▶ [Data entries]:
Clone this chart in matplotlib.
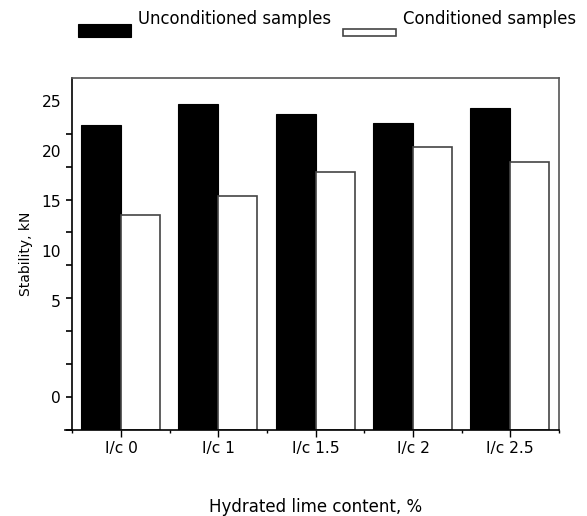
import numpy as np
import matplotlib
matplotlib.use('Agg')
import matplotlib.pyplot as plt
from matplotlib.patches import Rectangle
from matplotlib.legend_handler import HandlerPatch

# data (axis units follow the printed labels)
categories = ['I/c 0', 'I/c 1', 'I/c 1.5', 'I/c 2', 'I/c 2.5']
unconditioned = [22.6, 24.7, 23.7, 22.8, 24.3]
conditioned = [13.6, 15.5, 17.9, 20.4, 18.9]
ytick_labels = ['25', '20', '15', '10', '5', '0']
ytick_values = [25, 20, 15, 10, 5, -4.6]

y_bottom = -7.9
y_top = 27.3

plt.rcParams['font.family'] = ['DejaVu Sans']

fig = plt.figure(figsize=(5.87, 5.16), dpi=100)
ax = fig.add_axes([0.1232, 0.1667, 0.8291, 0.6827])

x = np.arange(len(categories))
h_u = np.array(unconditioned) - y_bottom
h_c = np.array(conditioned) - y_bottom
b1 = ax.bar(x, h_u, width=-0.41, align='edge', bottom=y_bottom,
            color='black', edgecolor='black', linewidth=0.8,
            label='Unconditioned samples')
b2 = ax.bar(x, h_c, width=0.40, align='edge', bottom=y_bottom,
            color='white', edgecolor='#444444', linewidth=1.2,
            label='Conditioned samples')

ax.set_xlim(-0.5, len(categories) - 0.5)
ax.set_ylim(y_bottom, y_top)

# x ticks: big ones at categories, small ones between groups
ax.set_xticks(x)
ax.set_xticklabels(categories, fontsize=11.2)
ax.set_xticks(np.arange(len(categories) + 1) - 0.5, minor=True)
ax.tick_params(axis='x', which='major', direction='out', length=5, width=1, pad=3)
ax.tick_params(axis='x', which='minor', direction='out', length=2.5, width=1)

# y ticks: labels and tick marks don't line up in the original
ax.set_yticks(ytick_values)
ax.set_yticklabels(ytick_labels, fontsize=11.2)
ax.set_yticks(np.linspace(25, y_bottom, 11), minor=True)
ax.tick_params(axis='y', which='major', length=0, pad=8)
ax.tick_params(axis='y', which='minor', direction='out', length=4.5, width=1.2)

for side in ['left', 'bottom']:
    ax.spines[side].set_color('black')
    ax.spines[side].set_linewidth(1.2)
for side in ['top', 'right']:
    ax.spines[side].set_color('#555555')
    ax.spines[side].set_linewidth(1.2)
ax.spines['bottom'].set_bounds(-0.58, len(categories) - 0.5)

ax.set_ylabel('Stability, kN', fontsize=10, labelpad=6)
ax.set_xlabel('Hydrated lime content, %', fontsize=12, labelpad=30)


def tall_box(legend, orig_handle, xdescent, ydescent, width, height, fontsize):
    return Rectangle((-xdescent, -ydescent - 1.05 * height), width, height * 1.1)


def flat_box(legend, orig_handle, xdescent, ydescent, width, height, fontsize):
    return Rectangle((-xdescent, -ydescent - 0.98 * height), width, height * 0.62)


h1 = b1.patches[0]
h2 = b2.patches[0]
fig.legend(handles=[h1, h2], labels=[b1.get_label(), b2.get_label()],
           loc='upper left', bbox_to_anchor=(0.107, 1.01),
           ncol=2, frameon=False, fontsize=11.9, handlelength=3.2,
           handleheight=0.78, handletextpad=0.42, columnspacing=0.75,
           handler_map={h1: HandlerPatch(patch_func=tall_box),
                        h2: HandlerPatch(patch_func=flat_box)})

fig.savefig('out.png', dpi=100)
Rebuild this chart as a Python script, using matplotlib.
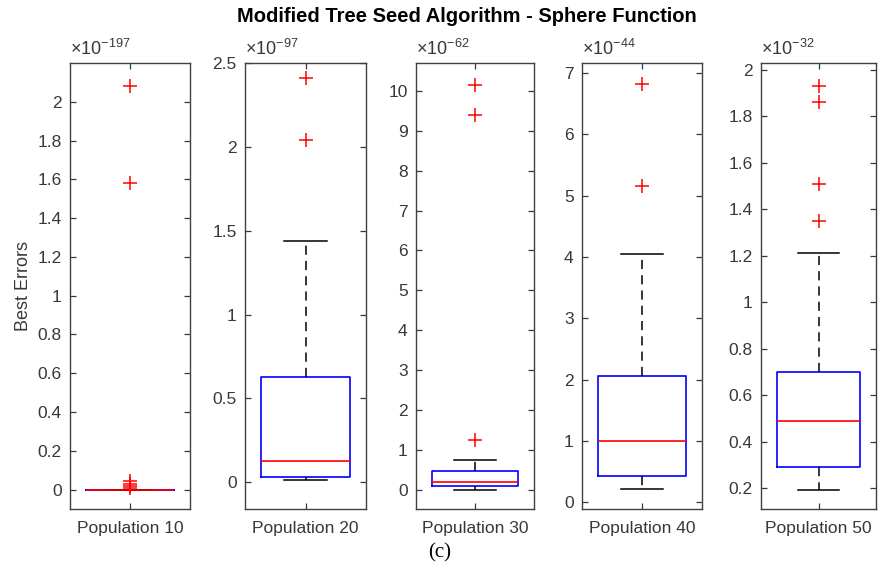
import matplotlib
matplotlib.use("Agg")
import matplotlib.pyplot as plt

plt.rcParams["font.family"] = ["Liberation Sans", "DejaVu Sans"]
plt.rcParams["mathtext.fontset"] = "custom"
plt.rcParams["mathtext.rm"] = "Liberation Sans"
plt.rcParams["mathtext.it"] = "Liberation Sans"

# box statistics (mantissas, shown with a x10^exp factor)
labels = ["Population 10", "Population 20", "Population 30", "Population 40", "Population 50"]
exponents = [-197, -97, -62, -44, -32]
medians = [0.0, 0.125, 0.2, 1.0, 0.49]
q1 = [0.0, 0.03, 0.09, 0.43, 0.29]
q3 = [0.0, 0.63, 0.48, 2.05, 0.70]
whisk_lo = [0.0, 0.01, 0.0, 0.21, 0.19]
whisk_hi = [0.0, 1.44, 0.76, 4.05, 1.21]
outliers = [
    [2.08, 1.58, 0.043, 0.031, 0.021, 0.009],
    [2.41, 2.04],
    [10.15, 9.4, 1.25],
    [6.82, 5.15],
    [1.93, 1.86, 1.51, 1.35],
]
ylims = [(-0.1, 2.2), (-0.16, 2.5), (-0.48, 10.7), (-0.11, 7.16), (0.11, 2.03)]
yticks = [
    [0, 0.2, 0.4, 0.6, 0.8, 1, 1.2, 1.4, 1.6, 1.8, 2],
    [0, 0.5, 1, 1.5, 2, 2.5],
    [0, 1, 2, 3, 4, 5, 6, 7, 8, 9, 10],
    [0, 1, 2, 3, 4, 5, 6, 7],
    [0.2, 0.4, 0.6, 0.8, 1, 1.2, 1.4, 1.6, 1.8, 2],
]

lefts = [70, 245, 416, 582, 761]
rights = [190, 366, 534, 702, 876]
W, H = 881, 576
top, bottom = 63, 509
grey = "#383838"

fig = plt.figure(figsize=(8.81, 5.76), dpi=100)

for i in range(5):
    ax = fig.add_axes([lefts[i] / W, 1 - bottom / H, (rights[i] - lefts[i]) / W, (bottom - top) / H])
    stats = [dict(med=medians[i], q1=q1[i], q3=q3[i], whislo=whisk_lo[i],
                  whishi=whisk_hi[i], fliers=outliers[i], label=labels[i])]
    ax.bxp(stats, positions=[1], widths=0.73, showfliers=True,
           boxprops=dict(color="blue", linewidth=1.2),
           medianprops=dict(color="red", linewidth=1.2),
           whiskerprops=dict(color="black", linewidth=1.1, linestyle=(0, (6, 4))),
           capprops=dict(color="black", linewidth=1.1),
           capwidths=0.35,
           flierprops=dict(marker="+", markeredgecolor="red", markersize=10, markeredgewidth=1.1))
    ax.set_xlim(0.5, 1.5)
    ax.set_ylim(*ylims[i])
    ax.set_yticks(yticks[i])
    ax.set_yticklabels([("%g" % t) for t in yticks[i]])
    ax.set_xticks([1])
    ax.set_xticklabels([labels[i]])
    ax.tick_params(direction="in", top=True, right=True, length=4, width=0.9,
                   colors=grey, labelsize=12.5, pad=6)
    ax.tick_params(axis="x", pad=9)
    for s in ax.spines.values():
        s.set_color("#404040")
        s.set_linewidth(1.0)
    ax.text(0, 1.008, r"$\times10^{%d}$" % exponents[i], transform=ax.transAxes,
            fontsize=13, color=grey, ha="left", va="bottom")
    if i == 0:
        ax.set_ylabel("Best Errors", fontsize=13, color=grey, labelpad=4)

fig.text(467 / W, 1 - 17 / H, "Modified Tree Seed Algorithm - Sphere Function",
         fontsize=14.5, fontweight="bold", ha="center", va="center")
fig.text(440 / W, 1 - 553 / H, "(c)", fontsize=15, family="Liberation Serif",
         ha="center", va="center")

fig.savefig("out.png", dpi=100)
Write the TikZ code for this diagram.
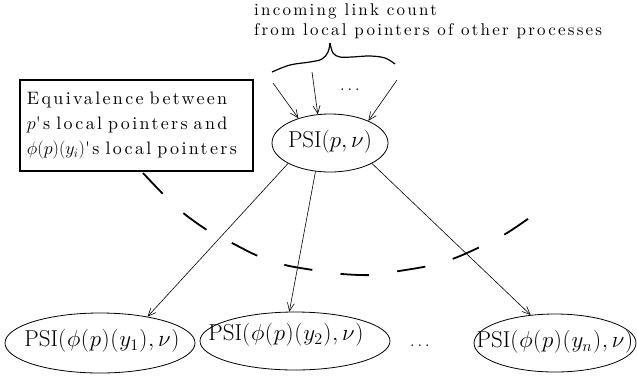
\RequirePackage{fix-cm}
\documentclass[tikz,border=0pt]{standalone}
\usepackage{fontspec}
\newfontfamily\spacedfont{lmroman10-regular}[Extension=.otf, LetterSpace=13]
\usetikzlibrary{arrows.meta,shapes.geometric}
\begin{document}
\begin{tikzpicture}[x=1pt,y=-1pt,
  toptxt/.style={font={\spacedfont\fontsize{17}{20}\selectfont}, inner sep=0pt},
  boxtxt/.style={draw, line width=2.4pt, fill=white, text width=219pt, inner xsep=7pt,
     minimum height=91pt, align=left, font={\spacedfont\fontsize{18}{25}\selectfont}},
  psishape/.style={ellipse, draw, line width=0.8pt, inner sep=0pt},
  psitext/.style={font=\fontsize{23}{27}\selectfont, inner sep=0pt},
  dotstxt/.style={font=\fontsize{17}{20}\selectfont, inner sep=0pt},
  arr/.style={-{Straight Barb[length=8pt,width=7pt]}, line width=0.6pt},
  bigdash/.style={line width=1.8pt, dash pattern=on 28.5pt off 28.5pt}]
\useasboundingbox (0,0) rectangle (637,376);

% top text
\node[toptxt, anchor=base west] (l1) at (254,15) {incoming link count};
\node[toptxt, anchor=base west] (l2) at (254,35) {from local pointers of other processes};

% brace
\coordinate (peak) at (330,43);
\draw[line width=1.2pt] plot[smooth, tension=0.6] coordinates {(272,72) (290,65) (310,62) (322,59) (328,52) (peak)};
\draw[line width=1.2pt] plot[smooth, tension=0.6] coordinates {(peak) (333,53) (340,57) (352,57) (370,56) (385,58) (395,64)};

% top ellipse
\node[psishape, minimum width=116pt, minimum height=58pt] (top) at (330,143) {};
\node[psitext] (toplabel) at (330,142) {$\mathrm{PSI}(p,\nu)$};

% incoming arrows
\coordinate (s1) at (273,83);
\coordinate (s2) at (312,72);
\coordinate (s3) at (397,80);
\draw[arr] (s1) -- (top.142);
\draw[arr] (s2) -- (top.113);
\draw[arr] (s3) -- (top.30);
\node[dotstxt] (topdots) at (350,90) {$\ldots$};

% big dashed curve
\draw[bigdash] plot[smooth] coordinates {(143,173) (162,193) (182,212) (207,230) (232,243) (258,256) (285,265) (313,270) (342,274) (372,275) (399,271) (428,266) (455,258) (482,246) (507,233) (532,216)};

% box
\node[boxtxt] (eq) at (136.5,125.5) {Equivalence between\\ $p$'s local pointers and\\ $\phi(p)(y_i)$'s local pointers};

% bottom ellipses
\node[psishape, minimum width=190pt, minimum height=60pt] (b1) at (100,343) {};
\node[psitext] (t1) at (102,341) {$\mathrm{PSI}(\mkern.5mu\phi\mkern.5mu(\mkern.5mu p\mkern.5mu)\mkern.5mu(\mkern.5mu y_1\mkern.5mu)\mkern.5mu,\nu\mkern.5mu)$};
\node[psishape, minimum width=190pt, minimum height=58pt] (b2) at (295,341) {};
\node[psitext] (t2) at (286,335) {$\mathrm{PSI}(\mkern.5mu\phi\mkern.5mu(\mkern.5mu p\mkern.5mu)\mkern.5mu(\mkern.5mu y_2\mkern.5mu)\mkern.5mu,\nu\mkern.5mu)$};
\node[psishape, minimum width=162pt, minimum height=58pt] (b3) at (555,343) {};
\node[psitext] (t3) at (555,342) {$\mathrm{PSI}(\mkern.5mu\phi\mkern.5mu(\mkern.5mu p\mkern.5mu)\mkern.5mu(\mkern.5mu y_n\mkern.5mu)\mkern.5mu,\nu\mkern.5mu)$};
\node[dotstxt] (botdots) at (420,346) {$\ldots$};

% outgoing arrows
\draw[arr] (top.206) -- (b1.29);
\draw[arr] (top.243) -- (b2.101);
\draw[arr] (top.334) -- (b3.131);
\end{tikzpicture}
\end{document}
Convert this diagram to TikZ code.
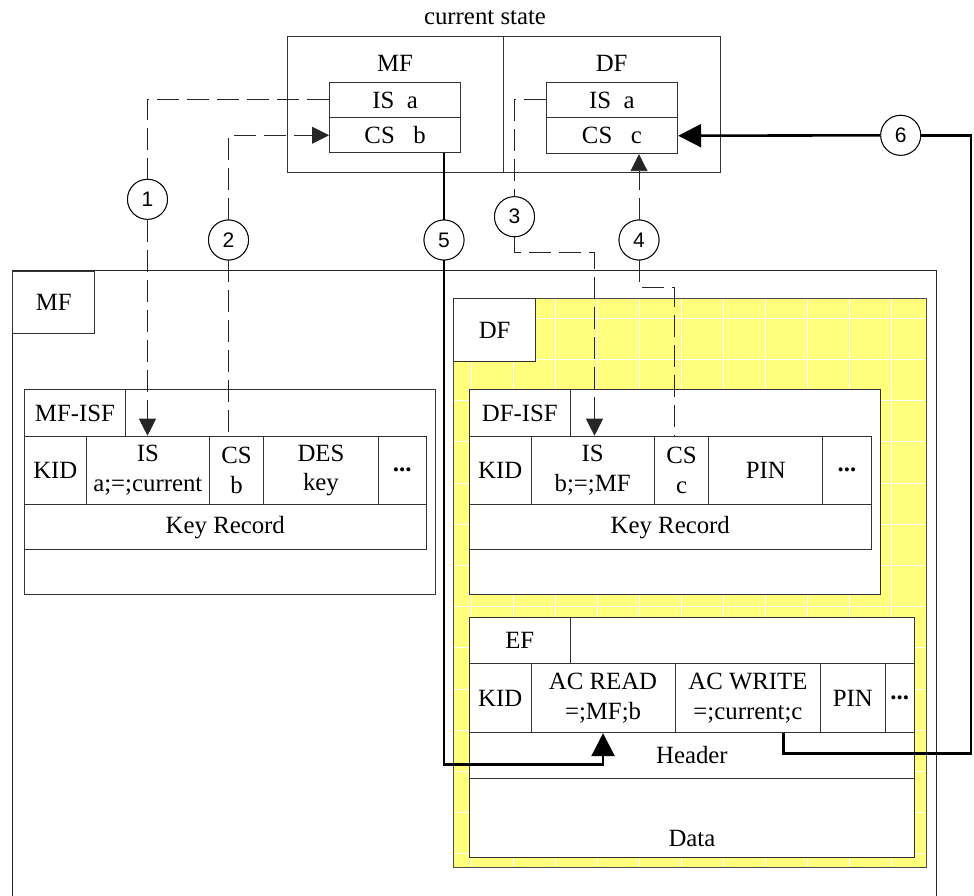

▶ [Task to carry out]:
Only the lines from the top of the records through the line with "direction='out', length=2.5, width=1)" belong in the copy; write them out exactly, leaving out pictures.

▶ [Written response]:
Clone this chart in matplotlib.
import numpy as np
import matplotlib
matplotlib.use('Agg')
import matplotlib.pyplot as plt
from matplotlib.patches import Rectangle
from matplotlib.legend_handler import HandlerPatch

# data (axis units follow the printed labels)
categories = ['I/c 0', 'I/c 1', 'I/c 1.5', 'I/c 2', 'I/c 2.5']
unconditioned = [22.6, 24.7, 23.7, 22.8, 24.3]
conditioned = [13.6, 15.5, 17.9, 20.4, 18.9]
ytick_labels = ['25', '20', '15', '10', '5', '0']
ytick_values = [25, 20, 15, 10, 5, -4.6]

y_bottom = -7.9
y_top = 27.3

plt.rcParams['font.family'] = ['DejaVu Sans']

fig = plt.figure(figsize=(5.87, 5.16), dpi=100)
ax = fig.add_axes([0.1232, 0.1667, 0.8291, 0.6827])

x = np.arange(len(categories))
h_u = np.array(unconditioned) - y_bottom
h_c = np.array(conditioned) - y_bottom
b1 = ax.bar(x, h_u, width=-0.41, align='edge', bottom=y_bottom,
            color='black', edgecolor='black', linewidth=0.8,
            label='Unconditioned samples')
b2 = ax.bar(x, h_c, width=0.40, align='edge', bottom=y_bottom,
            color='white', edgecolor='#444444', linewidth=1.2,
            label='Conditioned samples')

ax.set_xlim(-0.5, len(categories) - 0.5)
ax.set_ylim(y_bottom, y_top)

# x ticks: big ones at categories, small ones between groups
ax.set_xticks(x)
ax.set_xticklabels(categories, fontsize=11.2)
ax.set_xticks(np.arange(len(categories) + 1) - 0.5, minor=True)
ax.tick_params(axis='x', which='major', direction='out', length=5, width=1, pad=3)
ax.tick_params(axis='x', which='minor', direction='out', length=2.5, width=1)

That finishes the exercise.